# Privacy Unit

The privacy unit quantifies how much influence an individual may have on your dataset.
OpenDP Polars can reason about the privacy unit in terms of _example-level_ privacy, or _user-level_ privacy.

In [1]:
import polars as pl
import opendp.prelude as dp
dp.enable_features("contrib")

## Example-Level Privacy
Attain an example-level privacy guarantee by specifying a bound on how many records an individual may contribute to the data.
The following example obtains this guarantee by setting the privacy unit based on the number of potential **contributions**:

In [None]:
context = dp.Context.compositor(
    data=pl.scan_csv(dp.examples.get_france_lfs_path(), ignore_errors=True),
    # an individual may contribute up to 36 records
    privacy_unit=dp.unit_of(contributions=36),
    privacy_loss=dp.loss_of(epsilon=1.0),
    split_evenly_over=4,
    margins=[dp.polars.Margin(max_partition_length=60_000_000 * 36)]
)
query = context.query().select(pl.col.HWUSUAL.cast(int).fill_null(0).dp.sum((20, 60)))
query.summarize()

column,aggregate,distribution,scale
str,str,str,f64
"""HWUSUAL""","""Sum""","""Integer Laplace""",8640.0


Alternatively, you can calibrate to an example-level bounded-DP guarantee
by setting the privacy unit based on the number of potential **changes**:

In [3]:
context = dp.Context.compositor(
    data=pl.scan_csv(dp.examples.get_france_lfs_path(), ignore_errors=True),
    # an individual may change up to 36 records
    privacy_unit=dp.unit_of(changes=36),
    privacy_loss=dp.loss_of(epsilon=1.0, delta=1e-7),
    split_evenly_over=4,
    margins=[dp.polars.Margin(max_partition_length=60_000_000 * 36)]
)
query = context.query().select(pl.col.HWUSUAL.cast(int).fill_null(0).dp.sum((20, 60)))
query.summarize()

column,aggregate,distribution,scale
str,str,str,f64
"""HWUSUAL""","""Sum""","""Integer Laplace""",5760.0


Bounded-DP is a weaker privacy definition than unbounded-DP, as it doesn't protect the total number of records in the data.
In fact, you can consider bounded-DP to be a special case of unbounded-DP, subject to a data invariant.

## User-Level Privacy
Obtain a user-level privacy guarantee by specifying user identifiers in the data. 
In this setting, individuals may make an unbounded number of contributions to the data,
where each row is tied back to individidual via a unique identifier.
Privacy guarantees are based on how many identifiers a user may influence.

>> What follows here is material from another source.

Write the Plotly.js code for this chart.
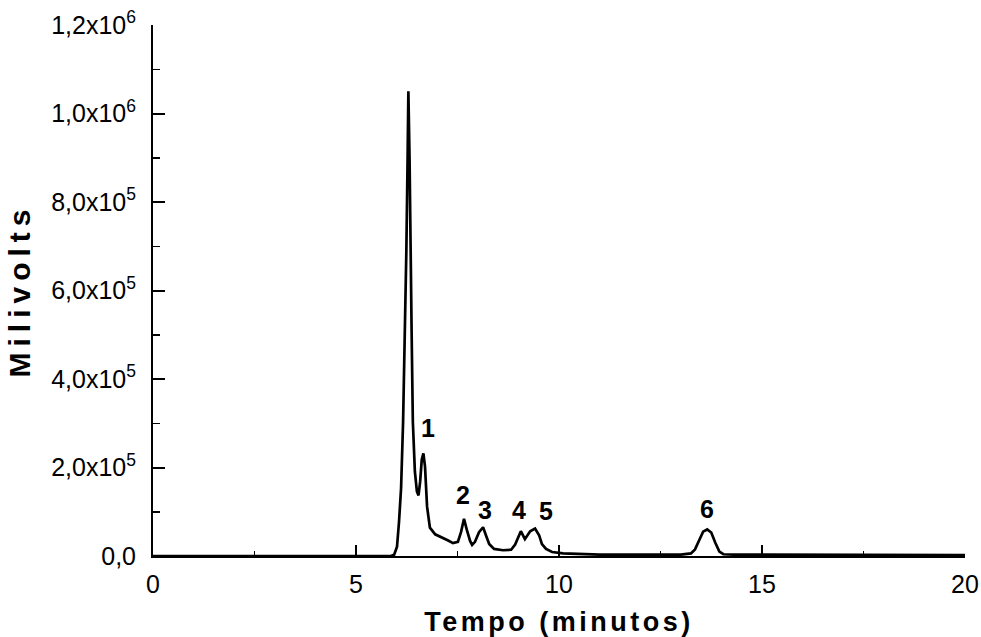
<!DOCTYPE html>
<html>
<head>
<meta charset="utf-8">
<script src="https://cdn.plot.ly/plotly-3.0.1.min.js"></script>
<style>
  html, body { margin: 0; padding: 0; background: #fff; }
  #chart { width: 981px; height: 637px; }
  .xtitle { letter-spacing: 3.5px; }
  .ytitle { letter-spacing: 6px; }
</style>
</head>
<body>
<div id="chart"></div>
<script>
// Retention time (minutes)
const tempo = [0, 2, 4, 5, 5.6, 5.86, 5.94, 6.01, 6.06, 6.11, 6.16, 6.21, 6.24, 6.27, 6.29,
  6.32, 6.34, 6.37, 6.40, 6.45, 6.50, 6.54, 6.58, 6.62, 6.66, 6.70, 6.75, 6.82, 6.95, 7.07,
  7.19, 7.27, 7.39, 7.51, 7.59, 7.66, 7.73, 7.81, 7.86, 7.93, 8.03, 8.13, 8.20, 8.28, 8.40,
  8.62, 8.82, 8.92, 9.06, 9.16, 9.29, 9.41, 9.51, 9.58, 9.68, 9.83, 10.1, 10.5, 11, 11.5,
  12, 12.5, 13.0, 13.25, 13.35, 13.45, 13.55, 13.65, 13.75, 13.85, 13.95, 14.05, 14.3, 15,
  16, 17, 18, 19, 20];
// Detector signal (mV)
const milivolts = [0, 0, 0, 0, 0, 0, 3000, 21000, 78000, 153000, 304000, 507000, 688000, 892000, 1050000,
  892000, 688000, 507000, 304000, 191000, 146000, 137000, 168000, 218000, 232000, 202000, 112000, 64000, 49000, 44000,
  40000, 35000, 29000, 32000, 55000, 84000, 59000, 34000, 25000, 32000, 54000, 65000, 47000, 27000, 16000,
  13000, 14000, 26000, 56000, 38000, 56000, 62000, 47000, 27000, 16000, 9000, 6000, 4000, 3000, 3000,
  3000, 3000, 3000, 6000, 15000, 35000, 55000, 60000, 53000, 30000, 10000, 4000, 3000, 3000,
  2500, 2500, 2500, 2000, 2000];

// Peak labels
const peakLabels = ["1", "2", "3", "4", "5", "6"];
const peakLabelX = [6.77, 7.64, 8.18, 9.02, 9.68, 13.64];
const peakLabelY = [290000, 138000, 103000, 103000, 102000, 107000];

// Axis ticks
const yTickVals = [0, 200000, 400000, 600000, 800000, 1000000, 1200000];
const yTickText = ["0,0", "2,0x10<sup>5</sup>", "4,0x10<sup>5</sup>", "6,0x10<sup>5</sup>",
  "8,0x10<sup>5</sup>", "1,0x10<sup>6</sup>", "1,2x10<sup>6</sup>"];
const xTickVals = [0, 5, 10, 15, 20];
const xTickText = ["0", "5", "10", "15", "20"];

const FONT = "Liberation Sans, Arial, Helvetica, sans-serif";

const trace = {
  x: tempo, y: milivolts, type: "scatter", mode: "lines",
  line: { color: "#000", width: 2.7 }, hoverinfo: "skip", showlegend: false
};

const annotations = peakLabels.map((t, i) => ({
  x: peakLabelX[i], y: peakLabelY[i], xref: "x", yref: "y", text: t, showarrow: false,
  font: { family: FONT, size: 25, color: "#000", weight: "bold" }
}));

const layout = {
  width: 981, height: 637,
  margin: { l: 153, r: 16, t: 25, b: 81 },
  paper_bgcolor: "#fff", plot_bgcolor: "#fff",
  showlegend: false,
  font: { family: FONT, color: "#000" },
  xaxis: {
    range: [0, 20], showgrid: false, zeroline: false,
    showline: true, linecolor: "#000", linewidth: 2,
    tickmode: "array", tickvals: xTickVals, ticktext: xTickText,
    ticks: "inside", ticklen: 11, tickwidth: 2, tickcolor: "#000",
    tickfont: { family: FONT, size: 25, color: "#000" },
    ticklabelstandoff: 5,
    minor: { tickmode: "linear", tick0: 0, dtick: 2.5, ticks: "inside", ticklen: 5, tickwidth: 1.5, tickcolor: "#000", showgrid: false },
    title: { text: "Tempo (minutos)", standoff: 15, font: { family: FONT, size: 27, color: "#000", weight: "bold" } }
  },
  yaxis: {
    range: [0, 1200000], showgrid: false, zeroline: false,
    showline: true, linecolor: "#000", linewidth: 2,
    tickmode: "array", tickvals: yTickVals, ticktext: yTickText,
    ticks: "inside", ticklen: 12, tickwidth: 2, tickcolor: "#000",
    tickfont: { family: FONT, size: 25, color: "#000" },
    ticklabelstandoff: 10,
    minor: { tickmode: "linear", tick0: 0, dtick: 100000, ticks: "inside", ticklen: 7, tickwidth: 1.5, tickcolor: "#000", showgrid: false },
    title: { text: "Milivolts", standoff: 12, font: { family: FONT, size: 30, color: "#000", weight: "bold" } }
  },
  annotations: annotations
};

Plotly.newPlot("chart", [trace], layout, { displayModeBar: false, staticPlot: true });
</script>
</body>
</html>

In order to make DP releases on this data, 
an additional data truncation preprocessing step is necessary, 
where only a limited number of records corresponding to each identifier are retained.

In [None]:
context = dp.Context.compositor(
    data=pl.scan_csv(dp.examples.get_france_lfs_path(), ignore_errors=True),
    # an individual may contribute up to 1 identifier
    privacy_unit=dp.unit_of(contributions=1, identifier="COEFF"),
    privacy_loss=dp.loss_of(epsilon=1.0),
    split_evenly_over=4,
    margins=[dp.polars.Margin(max_partition_length=60_000_000 * 36)]
)
query = context.query().truncate(k=10).select(pl.col.HWUSUAL.cast(int).fill_null(0).dp.sum((20, 60)))
query.summarize()

column,aggregate,distribution,scale
str,str,str,f64
"""HWUSUAL""","""Sum""","""Integer Laplace""",2400.0


Instead of considering the worst-case of 36 records per individual, 
we instead realize that it is unlikely to see more than ten records from an individual.
Therefore, we introduce some bias by dropping records, but attain a much lower sensitivity.